– notes, frequently asked questions and useful links from the archivist and curator of manuscripts at Balliol College, University of Oxford. Opinions expressed are the author's own.

spam spam spam not lovely spam

Q: I’ve emailed you at least once in the past month and haven’t had a reply.

A: (searches every email sent or received ever) This is the first time I’ve heard from you. Could you forward me a copy of your previous message?

Q: Here it is:

From: enquirer@email.com
Sent: date
To: archivist [at] balliol.ox.ac.uk
Subject: Hello

Hello,

…..

A: (twigs, checks junk mail) Aha, it disappeared into the spam box because of the vague subject  line – lots of spam and e-swindles are titled ‘Hello my friend’ etc. Enquiries titled e.g. ‘I need your help’, ‘Looking for a relative’ or ‘Urgent response required’, though reasonable in e.g. a family history research query, will have the same problem. Subject lines left blank? Bin. Exclamation marks? Bin. All caps in the subject line? Bin. Using red/green/purple text? Bin. Sending to lots of different email addresses at once? Bin.

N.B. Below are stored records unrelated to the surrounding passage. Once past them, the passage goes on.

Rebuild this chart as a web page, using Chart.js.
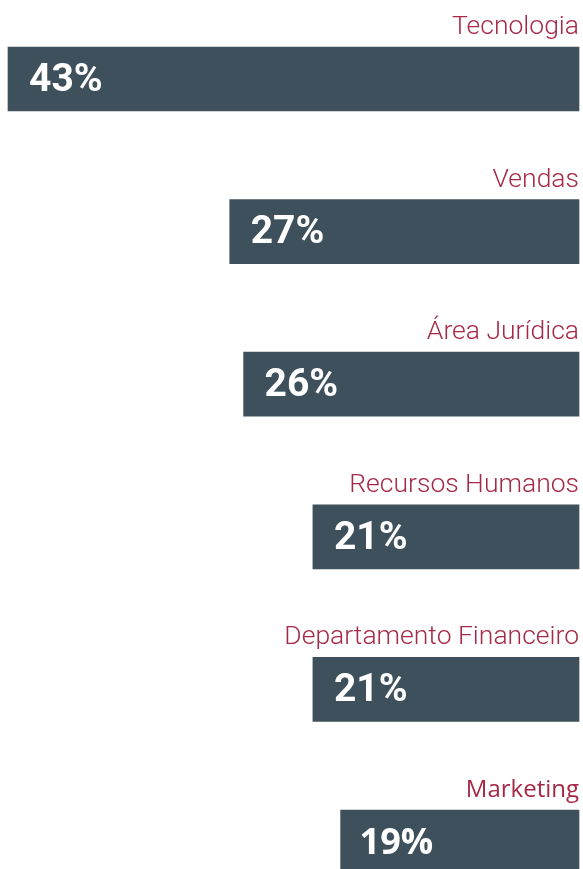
<!DOCTYPE html>
<html><head><meta charset="utf-8">
<script src="https://cdn.jsdelivr.net/npm/chart.js@4"></script>
<style>html,body{margin:0;padding:0;background:#fff;overflow:hidden}#wrap{width:583px;height:869px;position:relative}</style>
</head><body><div id="wrap"><canvas id="c"></canvas></div>
<script>
const categories = ['Tecnologia','Vendas','Área Jurídica','Recursos Humanos','Departamento Financeiro','Marketing'];
const values = [43,27,26,21,21,19];
const valueLabels = ['43%','27%','26%','21%','21%','19%'];
const xMin = 1.8;
const xMax = 43;
const labelFonts = ['300 26.5px Roboto','300 26.5px Roboto','300 26.5px Roboto','300 26.5px Roboto','300 26.5px Roboto','400 24px "Open Sans"'];
const valueFonts = ['700 39px Roboto','700 39px Roboto','700 39px Roboto','700 39px Roboto','700 39px Roboto','700 36px "Open Sans"'];

const labelPlugin = {
  id: 'labels',
  afterDatasetsDraw(chart) {
    const ctx = chart.ctx;
    const meta = chart.getDatasetMeta(0);
    meta.data.forEach((bar, i) => {
      const left = Math.min(bar.x, bar.base);
      const right = Math.max(bar.x, bar.base);
      const top = bar.y - bar.height / 2;
      ctx.save();
      ctx.fillStyle = '#a62a48';
      ctx.font = labelFonts[i];
      ctx.textAlign = 'right';
      ctx.textBaseline = 'alphabetic';
      ctx.fillText(categories[i], right, top - 13);
      ctx.fillStyle = '#ffffff';
      ctx.font = valueFonts[i];
      ctx.textAlign = 'left';
      ctx.textBaseline = 'middle';
      ctx.fillText(valueLabels[i], left + (i === 5 ? 19 : 21), bar.y + 2);
      ctx.restore();
    });
  }
};

new Chart(document.getElementById('c'), {
  type: 'bar',
  data: {
    labels: categories,
    datasets: [{
      data: values,
      base: xMin,
      backgroundColor: '#3e505b',
      borderWidth: 0,
      barThickness: 64,
      clip: false
    }]
  },
  options: {
    indexAxis: 'y',
    responsive: true,
    maintainAspectRatio: false,
    animation: false,
    layout: { padding: { left: 8, right: 4, top: 79, bottom: 27 } },
    plugins: { legend: { display: false }, tooltip: { enabled: false } },
    scales: {
      x: { type: 'linear', reverse: true, min: xMin, max: xMax, display: false },
      y: { type: 'category', offset: false, display: false }
    }
  },
  plugins: [labelPlugin]
});
</script></body></html>
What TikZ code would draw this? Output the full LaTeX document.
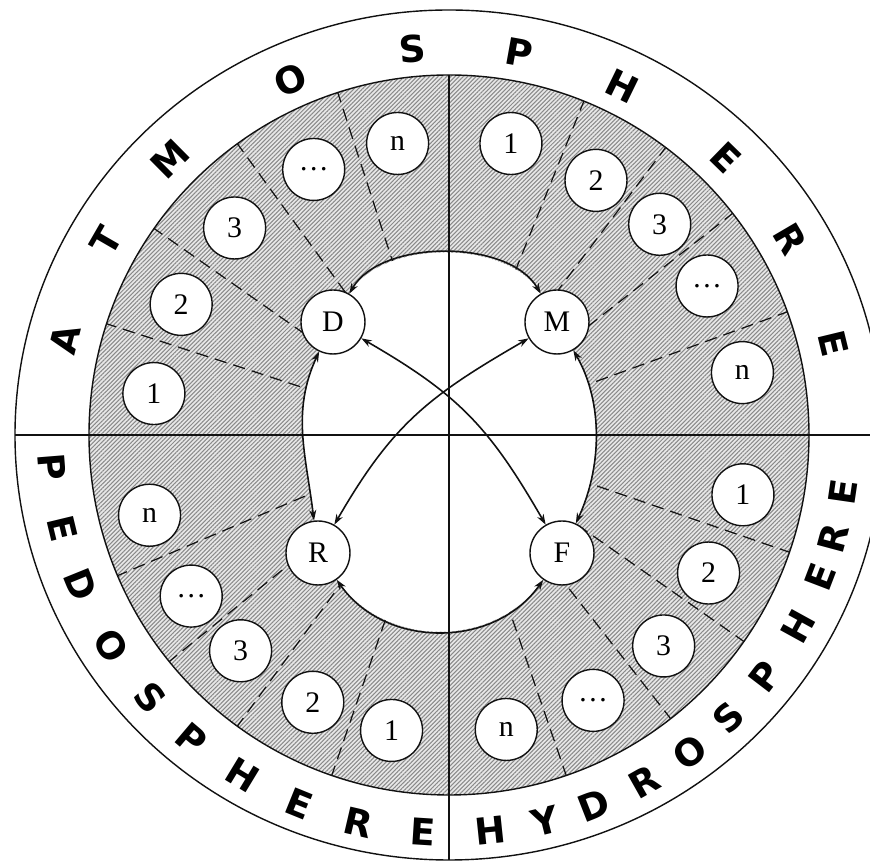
\documentclass[tikz,border=0pt]{standalone}
\usepackage{fontspec}
\setmainfont{Liberation Serif}
\newfontfamily\bandfont{DejaVu Sans}
\usetikzlibrary{arrows.meta,patterns.meta,backgrounds}
\definecolor{cInk}{HTML}{111111}
\definecolor{cHatch}{HTML}{8A8A8A}
\definecolor{cWash}{HTML}{E8E8E8}
\begin{document}
\begin{tikzpicture}[x=0.02cm, y=0.02cm,
  ring/.style={draw=cInk, line width=0.8pt},
  hatch/.style={pattern={Lines[angle=45,distance=1.7pt,line width=0.6pt]},
    pattern color=cHatch},
  divider/.style={draw=cInk, line width=0.7pt, dash pattern=on 7pt off 4pt},
  axisline/.style={draw=cInk, line width=1.6pt},
  hub/.style={circle, draw=cInk, line width=0.8pt, fill=white,
    minimum size=1.28cm, inner sep=0pt, font=\fontsize{17}{17}\selectfont},
  item/.style={hub, minimum size=1.24cm},
  flow/.style={{Stealth[length=6pt,width=4pt]}-{Stealth[length=6pt,width=4pt]},
    line width=0.9pt, draw=cInk},
  sphere/.style={font=\bandfont\bfseries\fontsize{21}{21}\selectfont,
    inner sep=0pt},
]
\useasboundingbox (-449,-426) rectangle (421,435);
\clip (-449,-426) rectangle (421,435);
% ---------------------------------------------------------------- hubs
\node[hub] (D) at (-116,113) {D};
\node[hub] (M) at (108,113) {M};
\node[hub] (R) at (-131,-118) {R};
\node[hub] (F) at (113,-118) {F};
% ---------------------------------------------------------------- items
\node[item] (d1) at (172:298) {1};
\node[item] (d2) at (154:298) {2};
\node[item] (d3) at (136:298) {3};
\node[item] (dd) at (117:298) {\dots};
\node[item] (dn) at (100:296) {n};
\node[item] (m1) at (78:298) {1};
\node[item] (m2) at (60:294) {2};
\node[item] (m3) at (45:298) {3};
\node[item] (md) at (30:298) {\dots};
\node[item] (mn) at (12:300) {n};
\node[item] (r1) at (259:301) {1};
\node[item] (r2) at (243:300) {2};
\node[item] (r3) at (226:300) {3};
\node[item] (rd) at (212:304) {\dots};
\node[item] (rn) at (195:310) {n};
\node[item] (f1) at (348.5:300) {1};
\node[item] (f2) at (332:294) {2};
\node[item] (f3) at (315.5:301) {3};
\node[item] (fd) at (298.5:302) {\dots};
\node[item] (fn) at (281:300) {n};
% ---------------------------------------------------------------- rings
\begin{scope}[on background layer]
  \draw[ring, fill=white] (0,0) ellipse[x radius=434, y radius=425];
  \fill[cWash] (0,0) circle[radius=360];
  \fill[hatch] (0,0) circle[radius=360];
  \draw[ring] (0,0) circle[radius=360];
  \foreach \a in {108,126,145,162,20,38,53,68,203,219,234,251,289,308,325,341}
    \draw[divider] (\a:60) -- (\a:360);
  \fill[white] (D.60) to[out=60, in=120, looseness=0.85] (M.120) -- (M.300)
    to[out=300, in=65, looseness=0.9] (F.65) -- (F.235)
    to[out=235, in=-55, looseness=1.05] (R.-55) -- (R.97)
    to[out=97, in=245] (D.245) -- cycle;
\end{scope}
\draw[axisline] (-434,0) -- (434,0);
\draw[axisline, line width=1.2pt] (0,360) -- (0,-425);
% ---------------------------------------------------------------- arrows
\draw[flow] (D) to[out=60, in=120, looseness=0.85] (M);
\draw[flow] (M) to[out=300, in=65, looseness=0.9] (F);
\draw[flow] (R) to[out=-55, in=235, looseness=1.05] (F);
\draw[flow] (D) to[out=245, in=97] (R);
\draw[flow] (D) to[out=-30, in=120, looseness=1.1] (F);
\draw[flow] (M) to[out=210, in=60, looseness=1.1] (R);
% ---------------------------------------------------------------- band text
\foreach \a/\l [count=\i] in {165.8/A,150/T,134.7/M,113.6/O,95.3/S,79.8/P,
    64/H,45.7/E,30.4/R,13.6/E}
  \node[sphere, rotate=\a-90] (atm\i) at (\a:396 and 388) {\l};
\foreach \a/\l [count=\i] in {184.6/P,193.6/E,202.1/D,211.9/O,221.3/S,
    229.7/P,238.8/H,247.9/E,256.9/R,266.3/E}
  \node[sphere, rotate=\a+90] (ped\i) at (\a:398) {\l};
\foreach \a/\l [count=\i] in {276/H,284/Y,291.4/D,299.4/R,307.2/O,314.7/S,
    322.6/P,331.2/H,339.1/E,345/R,351.7/E}
  \node[sphere, rotate=\a+90] (hyd\i) at (\a:398) {\l};
\end{tikzpicture}
\end{document}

It’s increasingly important these days to make your archives enquiry email look genuinely addressed to a particular person about something particular. Institutional addresses are bombarded daily with zillions of spam messages, not to mention things with malware and viruses attached. Firewalls and spam-detection levels are raised accordingly, usually by the institution’s IT department rather than individual users who do not normally have that kind of control, so it’s easier for messages to be automatically junked without the intended recipient ever seeing them. Due to the increasing volume, hardly anybody ever checks their spam boxes for possible genuine messages.

Best to use something short, clear and specific, e.g. ‘[College name] archives enquiry’ or similar. Using the name of the person you’re writing to in the salutation will also help lower the spam score.

If you are repeating a previous email enquiry that may have gone astray, include a copy of the first attempt, with headers (From, To, Date, Subject), in your next one. Email delivery and search functions aren’t perfect and do break down, and it may help, if not to find your first email, at least to let the archivist know when it was sent and what the original query was about.